近くに大型スーパー等が出店して歴史のある商店街が衰退しているが、どんな生き残り策があるだろうか。大抵の商店街が大型店対策として、年末年始やボーナスあたりで売出しをしたり、接客を簡略にしてセルフサービスにしたり、バレンタイン・ひな祭り・クリスマス等の飾り付けも毎年大型店と同じような手法で実施したりする。結果、顧客は商店街を素通りして、大型店で商品やサービスを購入するのである。

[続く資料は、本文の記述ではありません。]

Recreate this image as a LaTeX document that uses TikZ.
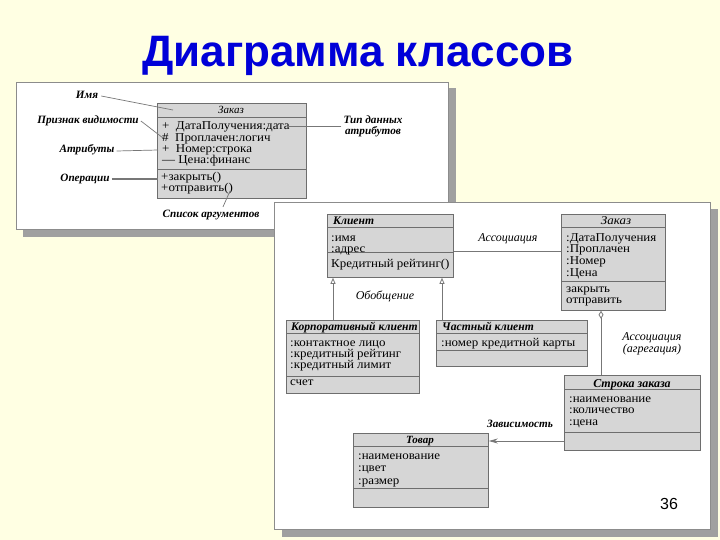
\documentclass[tikz,border=0pt]{standalone}
\usepackage{fontspec}
\setmainfont{Liberation Serif}
\newfontfamily\titlefont{Liberation Sans}
\newfontfamily\wideserif[FakeStretch=1.08]{Liberation Serif}
\usetikzlibrary{arrows.meta}
\definecolor{bgc}{HTML}{FFFFE3}
\definecolor{titleblue}{HTML}{0000D8}
\definecolor{shadowc}{HTML}{A0A0A0}
\definecolor{panelline}{HTML}{8C8C8C}
\definecolor{boxfill}{HTML}{D6D6D6}
\definecolor{boxline}{HTML}{6E6E6E}
\definecolor{connc}{HTML}{777777}
\tikzset{
  classbox/.style={draw=boxline, fill=boxfill, line width=0.8pt, inner sep=0pt, anchor=north west},
  sep/.style={draw=boxline, line width=0.8pt},
  txt/.style={font=\wideserif\fontsize{12}{12}\selectfont, inner sep=0pt, anchor=base west},
  ctitle/.style={font=\fontsize{12}{12}\selectfont\bfseries\itshape, inner sep=0pt, anchor=base},
  ltitle/.style={font=\fontsize{11.6}{12}\selectfont\bfseries\itshape, inner sep=0pt, anchor=base west},
  lbl/.style={font=\fontsize{11.2}{11}\selectfont\bfseries\itshape, inner sep=0pt, align=center},
  ilbl/.style={font=\fontsize{12}{12}\selectfont\itshape, inner sep=0pt, align=center},
  pointer/.style={draw=connc, line width=0.7pt},
  conn/.style={draw=connc, line width=0.8pt},
}
\begin{document}
\begin{tikzpicture}[x=1pt,y=-1pt]
\fill[bgc] (0,0) rectangle (720,540);
\useasboundingbox (0,0) rectangle (720,540);
% title
\node[font=\titlefont\fontsize{44}{46}\selectfont\bfseries, text=titleblue, anchor=base, inner sep=0pt] (title) at (358,67) {Диаграмма классов};
% panel 1
\fill[shadowc] (23,88) rectangle (456,237);
\draw[panelline, fill=white, line width=0.8pt] (16,82) rectangle (448,229);
% panel 2
\fill[shadowc] (282,209) rectangle (718,537);
\draw[panelline, fill=white, line width=0.8pt] (274,202) rectangle (710,529);

% ---- panel 1 class
\node[classbox, minimum width=149pt, minimum height=95pt] (z1) at (157,103) {};
\draw[sep] (z1.west |- 0,117) -- (z1.east |- 0,117);
\draw[sep] (z1.west |- 0,169) -- (z1.east |- 0,169);
\node[ctitle, font=\fontsize{11}{12}\selectfont\itshape] (z1t) at (231,114) {Заказ};
\node[txt] (z1a) at (162,130) {+\ \ ДатаПолучения:дата};
\node[txt] (z1b) at (162,142) {\#\ \ Проплачен:логич};
\node[txt] (z1c) at (162,153) {+\ \ Номер:строка};
\node[txt] (z1d) at (162,164) {— Цена:финанс};
\node[txt] (z1e) at (161,181) {+закрыть()};
\node[txt] (z1f) at (161,192) {+отправить()};
% labels
\node[lbl] (limya) at (87,95) {Имя};
\node[lbl] (lvis) at (88,121) {Признак видимости};
\node[lbl] (lattr) at (87,150) {Атрибуты};
\node[lbl] (lops) at (85,179) {Операции};
\node[lbl] (ltype) at (373,126) {Тип данных\\атрибутов};
\node[lbl] (largs) at (211,215) {Список аргументов};
\coordinate (pimya) at (173,110);
\coordinate (pvis) at (163,138);
\coordinate (pattr) at (158,150);
\coordinate (pops) at (158,179);
\coordinate (ptype) at (287,126);
\coordinate (pargs) at (230,191);
\draw[pointer] (limya.east) ++(3,1) -- (pimya);
\draw[pointer] (lvis.east) ++(2,0) -- (pvis);
\draw[pointer] (lattr.east) ++(2,1) -- (pattr);
\draw[pointer, line width=1.6pt] (lops.east) ++(2,0) -- (pops);
\draw[pointer] (ltype.west |- ptype) ++(-2,0) -- (ptype);
\draw[pointer] (largs.north) ++(12,-3) -- (pargs);

% ---- panel 2
% Клиент
\node[classbox, minimum width=126pt, minimum height=63pt] (kl) at (327,214) {};
\draw[sep] (kl.west |- 0,227) -- (kl.east |- 0,227);
\draw[sep] (kl.west |- 0,252) -- (kl.east |- 0,252);
\node[ltitle] (klt) at (333,225) {Клиент};
\node[txt] (kla) at (331,241) {:имя};
\node[txt] (klb) at (331,252) {:адрес};
\node[txt] (klc) at (331,267) {Кредитный рейтинг()};
% Заказ
\node[classbox, minimum width=104pt, minimum height=96pt] (zk) at (561,214) {};
\draw[sep] (zk.west |- 0,227) -- (zk.east |- 0,227);
\draw[sep] (zk.west |- 0,281) -- (zk.east |- 0,281);
\node[ctitle, font=\wideserif\fontsize{12}{12}\selectfont\itshape] (zkt) at (616,225) {Заказ};
\node[txt] (zka) at (566,241) {:ДатаПолучения};
\node[txt] (zkb) at (566,252) {:Проплачен};
\node[txt] (zkc) at (566,264) {:Номер};
\node[txt] (zkd) at (566,276) {:Цена};
\node[txt] (zke) at (566,292) {закрыть};
\node[txt] (zkf) at (566,303) {отправить};
% Корпоративный клиент
\node[classbox, minimum width=133pt, minimum height=73pt] (kk) at (286,320) {};
\draw[sep] (kk.west |- 0,333) -- (kk.east |- 0,333);
\draw[sep] (kk.west |- 0,376) -- (kk.east |- 0,376);
\node[ltitle] (kkt) at (291,330) {Корпоративный клиент};
\node[txt] (kka) at (290,346) {:контактное лицо};
\node[txt] (kkb) at (290,357) {:кредитный рейтинг};
\node[txt] (kkc) at (290,368) {:кредитный лимит};
\node[txt] (kkd) at (290,385) {счет};
% Частный клиент
\node[classbox, minimum width=151pt, minimum height=46pt] (ck) at (436,320) {};
\draw[sep] (ck.west |- 0,333) -- (ck.east |- 0,333);
\draw[sep] (ck.west |- 0,350) -- (ck.east |- 0,350);
\node[ltitle] (ckt) at (442,330) {Частный клиент};
\node[txt] (cka) at (441,346) {:номер кредитной карты};
% Строка заказа
\node[classbox, minimum width=136pt, minimum height=75pt] (sz) at (564,375) {};
\draw[sep] (sz.west |- 0,389) -- (sz.east |- 0,389);
\draw[sep] (sz.west |- 0,432) -- (sz.east |- 0,432);
\node[ctitle] (szt) at (632,387) {Строка заказа};
\node[txt] (sza) at (569,402) {:наименование};
\node[txt] (szb) at (569,413) {:количество};
\node[txt] (szc) at (569,425) {:цена};
% Товар
\node[classbox, minimum width=135pt, minimum height=74pt] (tv) at (353,433) {};
\draw[sep] (tv.west |- 0,446) -- (tv.east |- 0,446);
\draw[sep] (tv.west |- 0,488) -- (tv.east |- 0,488);
\node[ctitle, font=\fontsize{11}{12}\selectfont\bfseries\itshape] (tvt) at (420,443) {Товар};
\node[txt] (tva) at (358,459) {:наименование};
\node[txt] (tvb) at (358,471) {:цвет};
\node[txt] (tvc) at (358,484) {:размер};

% connectors
\draw[conn] (kl.east |- 0,251) -- (zk.west |- 0,251);
\node[ilbl] (lass) at (508,239) {Ассоциация};
\draw[conn, -{Triangle[open, length=6pt, width=5pt]}] (kk.north -| 333,0) -- (kl.south -| 333,0);
\draw[conn, -{Triangle[open, length=6pt, width=5pt]}] (ck.north -| 442,0) -- (kl.south -| 442,0);
\node[ilbl] (lgen) at (385,296) {Обобщение};
\draw[conn, -{Diamond[open, length=8pt, width=5pt]}] (sz.north -| 601,0) -- (zk.south -| 601,0);
\node[ilbl] (lagg) at (652,344) {Ассоциация\\(агрегация)};
\draw[conn, -{Stealth[length=9pt, width=5pt]}] (sz.west |- 0,441) -- (tv.east |- 0,441);
\node[lbl] (ldep) at (520,424) {Зависимость};
% page number
\node[font=\titlefont\fontsize{16}{16}\selectfont, inner sep=0pt] (pnum) at (669,504) {36};
\end{tikzpicture}
\end{document}
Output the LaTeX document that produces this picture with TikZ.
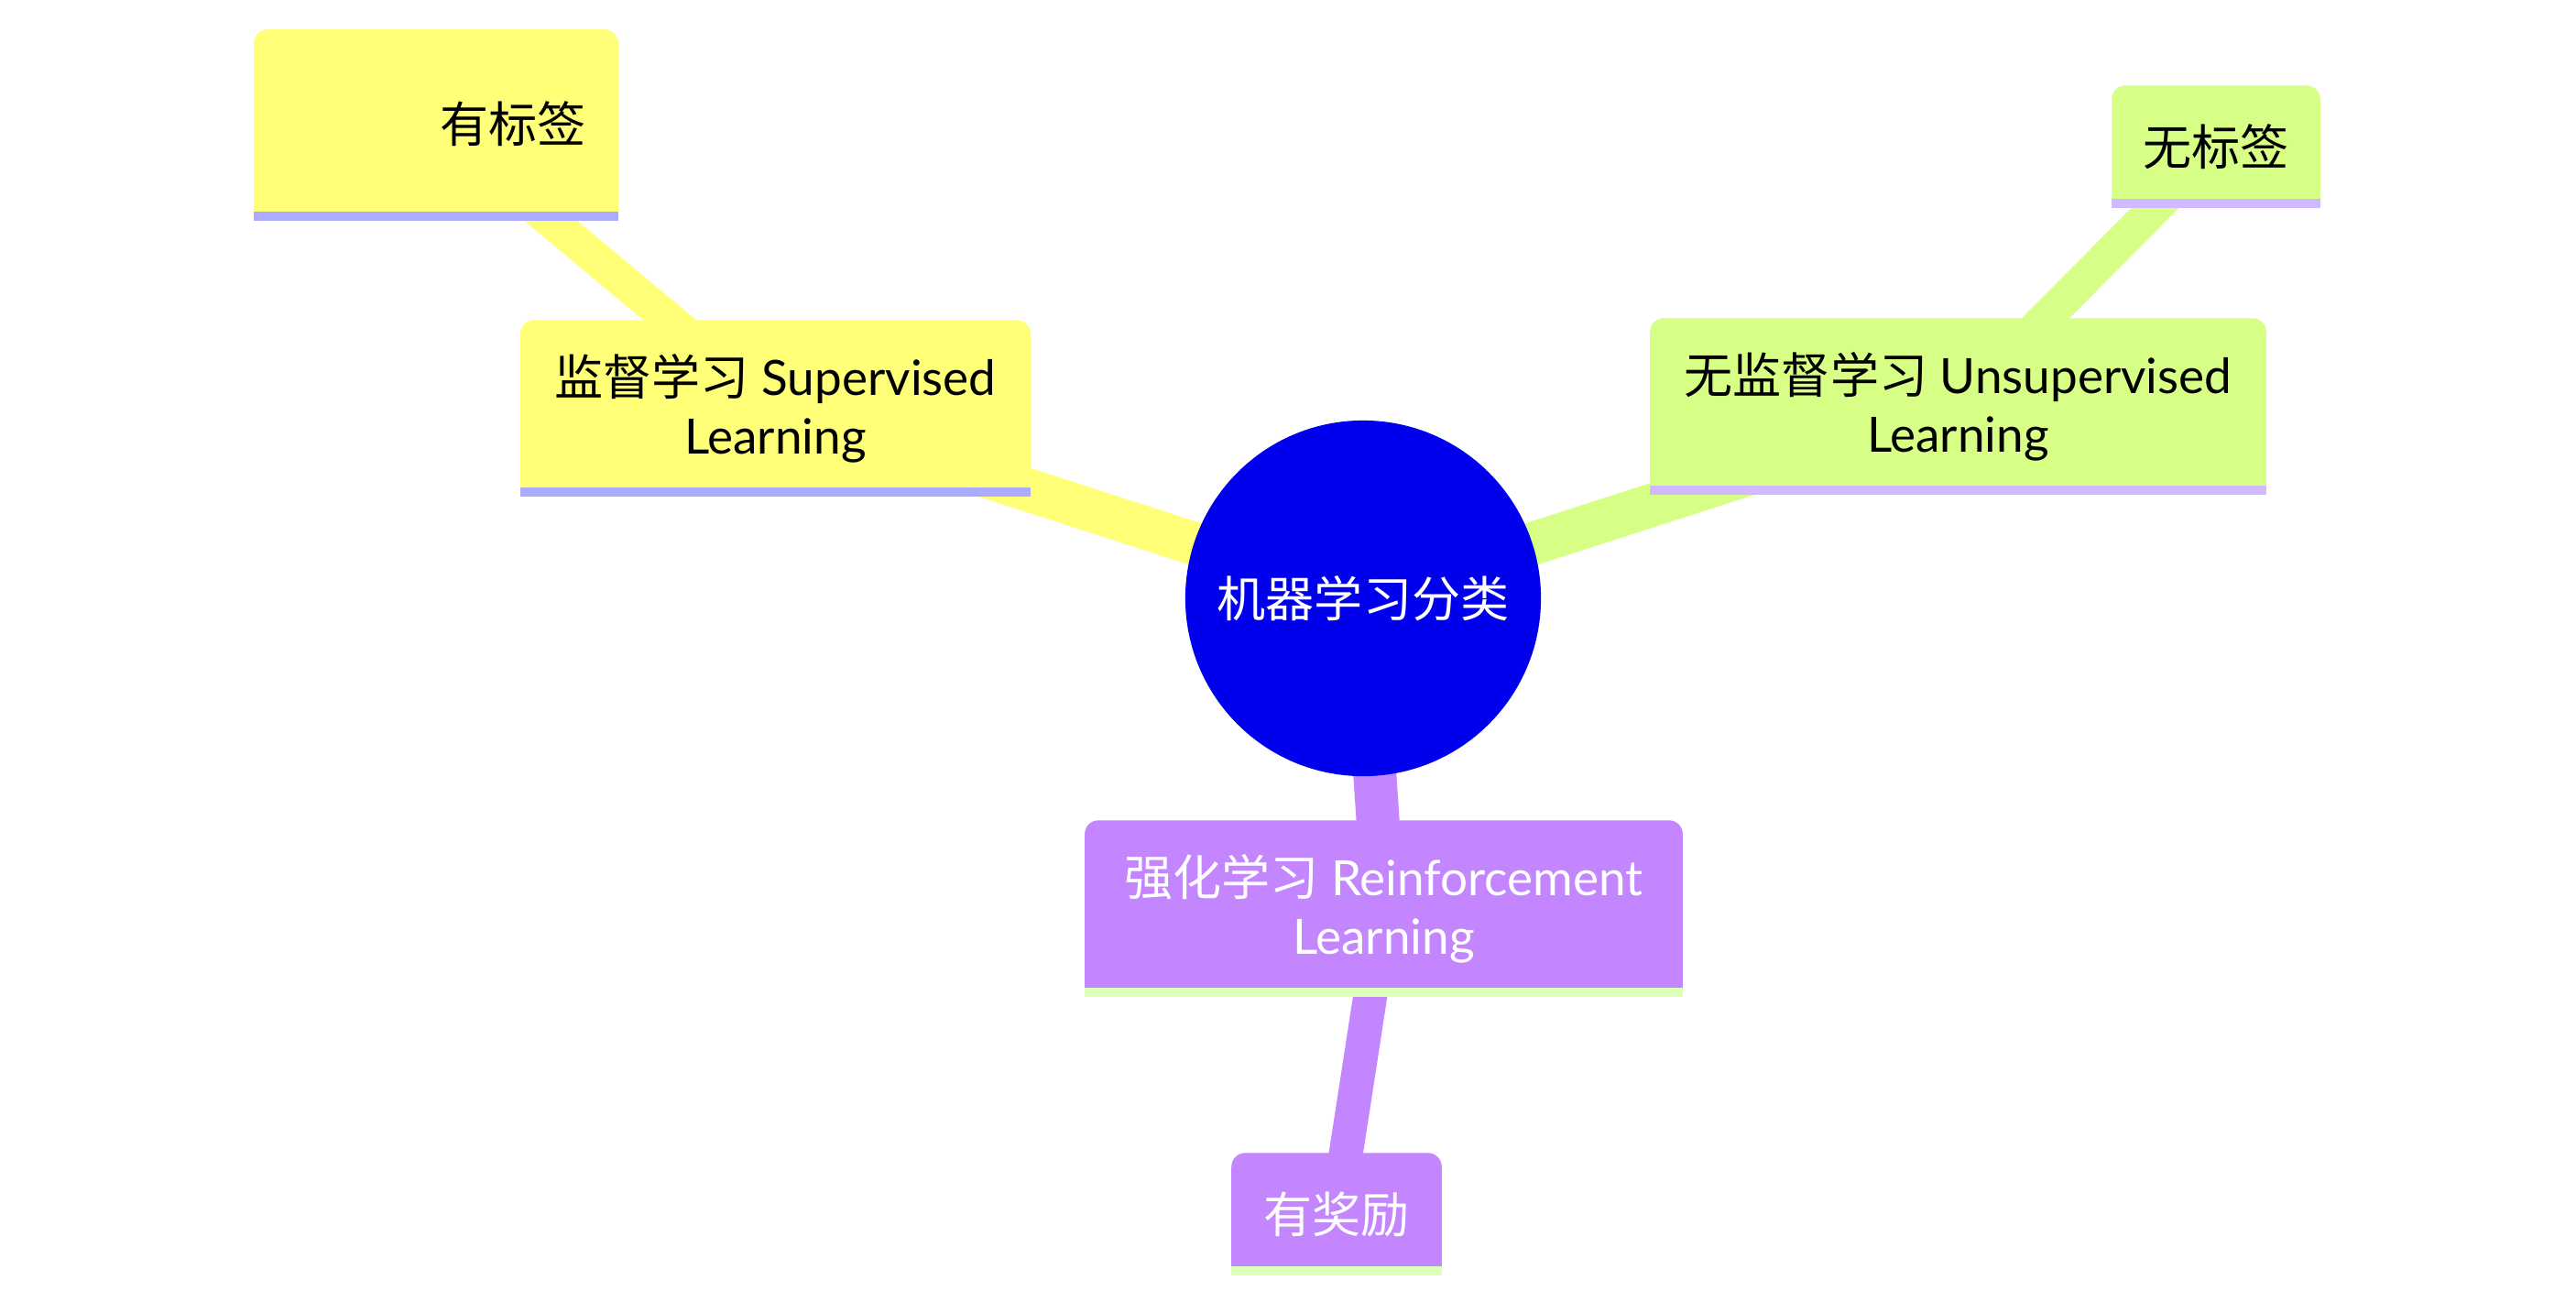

ところで、植物は居場所を分け合っているそうだ。ある学者はこんな風に述べている。「木々が生い茂っているように見える森も、森の上の方に葉を茂らせている高い木と、森の下に広がる空間に葉を広げる低い木、そして、森の底で木漏れ日を受けながら生えている草、というように空間を棲み分けている」(稲垣栄洋著『植物はなぜ動かないのか』ちくまプリマー新書)。
商売には多かれ少なかれ「すきま」があるように、大型店と商店街の間には住み分けのアイデアが有効と思われる。例えば、商店街は大型店でまとめ買いが難しい時期(給料日直前)にイベントをしたり、住民の生活様式や言葉遣いに合った接客をしたりすることが大切ではなかろうか。その他、品揃え(地元製品等)や売り方(配達やネット販売等)による住み分けも有効であろう。